## Supplied information
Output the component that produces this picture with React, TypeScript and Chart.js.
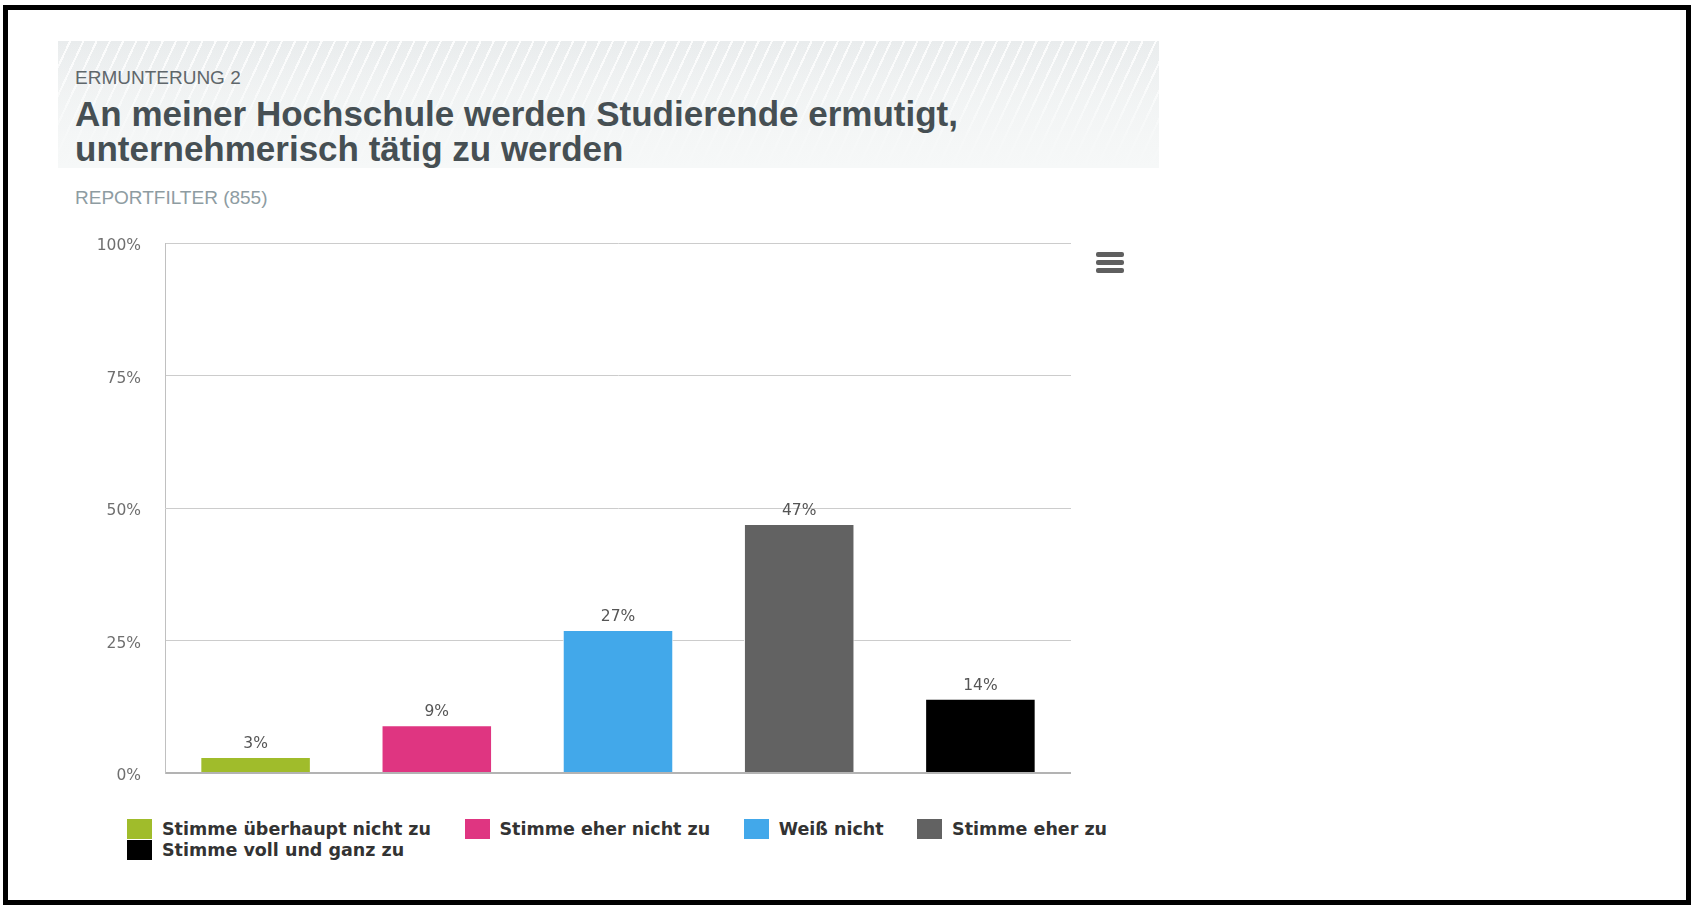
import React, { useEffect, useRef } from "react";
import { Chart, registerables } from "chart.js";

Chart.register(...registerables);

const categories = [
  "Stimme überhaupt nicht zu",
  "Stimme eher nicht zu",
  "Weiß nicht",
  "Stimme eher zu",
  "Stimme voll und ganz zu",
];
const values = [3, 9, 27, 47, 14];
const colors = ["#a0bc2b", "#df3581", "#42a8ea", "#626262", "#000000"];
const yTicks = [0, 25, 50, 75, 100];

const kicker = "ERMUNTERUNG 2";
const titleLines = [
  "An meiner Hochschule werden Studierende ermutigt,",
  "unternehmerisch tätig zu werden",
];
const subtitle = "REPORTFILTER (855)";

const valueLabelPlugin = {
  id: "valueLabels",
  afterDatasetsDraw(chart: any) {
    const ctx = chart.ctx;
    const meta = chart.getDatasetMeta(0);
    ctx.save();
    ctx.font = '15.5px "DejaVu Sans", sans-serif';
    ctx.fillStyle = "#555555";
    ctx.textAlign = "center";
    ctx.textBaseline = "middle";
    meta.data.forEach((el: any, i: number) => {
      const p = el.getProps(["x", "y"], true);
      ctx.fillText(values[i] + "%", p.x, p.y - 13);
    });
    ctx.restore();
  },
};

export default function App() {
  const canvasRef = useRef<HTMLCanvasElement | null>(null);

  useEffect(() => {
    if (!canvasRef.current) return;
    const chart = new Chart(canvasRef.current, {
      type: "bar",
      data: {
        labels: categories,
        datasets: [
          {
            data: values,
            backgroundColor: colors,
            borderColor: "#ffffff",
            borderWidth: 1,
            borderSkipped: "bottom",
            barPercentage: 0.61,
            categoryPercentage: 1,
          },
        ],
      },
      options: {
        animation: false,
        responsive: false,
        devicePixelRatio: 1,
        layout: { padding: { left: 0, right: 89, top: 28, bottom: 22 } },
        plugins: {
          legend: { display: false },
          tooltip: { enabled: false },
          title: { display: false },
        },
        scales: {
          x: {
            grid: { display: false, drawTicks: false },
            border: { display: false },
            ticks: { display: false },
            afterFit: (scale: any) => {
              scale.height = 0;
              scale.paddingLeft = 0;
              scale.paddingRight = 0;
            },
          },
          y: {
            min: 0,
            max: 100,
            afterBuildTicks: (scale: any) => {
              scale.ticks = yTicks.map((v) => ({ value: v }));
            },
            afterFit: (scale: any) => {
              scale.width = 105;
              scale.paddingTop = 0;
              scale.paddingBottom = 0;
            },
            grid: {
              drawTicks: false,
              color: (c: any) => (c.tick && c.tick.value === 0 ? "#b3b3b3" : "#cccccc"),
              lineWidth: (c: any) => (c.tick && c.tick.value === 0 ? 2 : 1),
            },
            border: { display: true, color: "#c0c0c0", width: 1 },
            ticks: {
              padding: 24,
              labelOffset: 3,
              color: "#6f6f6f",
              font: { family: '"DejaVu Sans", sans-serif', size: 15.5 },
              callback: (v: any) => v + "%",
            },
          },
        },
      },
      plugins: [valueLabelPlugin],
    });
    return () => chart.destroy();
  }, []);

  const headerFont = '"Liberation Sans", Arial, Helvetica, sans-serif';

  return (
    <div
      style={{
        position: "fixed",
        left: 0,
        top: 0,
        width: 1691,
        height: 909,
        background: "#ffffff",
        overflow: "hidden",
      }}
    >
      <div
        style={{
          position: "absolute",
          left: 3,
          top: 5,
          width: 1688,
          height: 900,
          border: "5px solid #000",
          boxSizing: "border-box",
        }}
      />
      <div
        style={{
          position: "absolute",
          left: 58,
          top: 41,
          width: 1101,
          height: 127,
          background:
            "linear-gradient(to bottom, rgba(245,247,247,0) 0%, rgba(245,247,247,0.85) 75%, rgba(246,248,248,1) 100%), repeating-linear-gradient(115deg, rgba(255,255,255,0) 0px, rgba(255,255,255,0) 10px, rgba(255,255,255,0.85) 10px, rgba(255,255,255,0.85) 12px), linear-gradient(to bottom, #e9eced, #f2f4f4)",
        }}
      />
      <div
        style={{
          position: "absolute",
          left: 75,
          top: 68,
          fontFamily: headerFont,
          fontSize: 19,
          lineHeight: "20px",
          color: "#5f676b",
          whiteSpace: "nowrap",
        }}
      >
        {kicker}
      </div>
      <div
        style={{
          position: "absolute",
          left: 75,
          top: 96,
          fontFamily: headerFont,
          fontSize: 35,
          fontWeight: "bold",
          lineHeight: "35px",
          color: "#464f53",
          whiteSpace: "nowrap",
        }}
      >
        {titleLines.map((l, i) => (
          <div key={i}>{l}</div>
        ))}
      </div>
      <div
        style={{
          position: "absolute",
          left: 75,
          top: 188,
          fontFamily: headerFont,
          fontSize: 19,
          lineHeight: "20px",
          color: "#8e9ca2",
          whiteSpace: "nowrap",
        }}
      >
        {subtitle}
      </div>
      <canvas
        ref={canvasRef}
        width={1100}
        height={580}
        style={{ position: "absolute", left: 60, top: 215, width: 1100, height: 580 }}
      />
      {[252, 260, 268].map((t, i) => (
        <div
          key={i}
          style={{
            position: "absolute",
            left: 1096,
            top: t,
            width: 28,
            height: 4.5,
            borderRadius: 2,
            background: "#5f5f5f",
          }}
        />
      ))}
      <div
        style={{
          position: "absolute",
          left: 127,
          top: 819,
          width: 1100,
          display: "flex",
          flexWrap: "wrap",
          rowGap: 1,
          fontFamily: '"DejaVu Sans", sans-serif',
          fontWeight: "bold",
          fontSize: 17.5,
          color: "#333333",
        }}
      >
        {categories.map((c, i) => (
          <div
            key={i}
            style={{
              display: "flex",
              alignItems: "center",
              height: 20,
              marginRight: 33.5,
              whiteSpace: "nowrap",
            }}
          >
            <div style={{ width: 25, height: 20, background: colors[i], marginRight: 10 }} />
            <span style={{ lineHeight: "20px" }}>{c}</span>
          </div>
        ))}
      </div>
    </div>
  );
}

## Task description
Copy each line of the listing in which the word "React" can be found.

## Complete answer
Output the component that produces this picture with React, TypeScript and Chart.js.
import React, { useEffect, useRef } from "react";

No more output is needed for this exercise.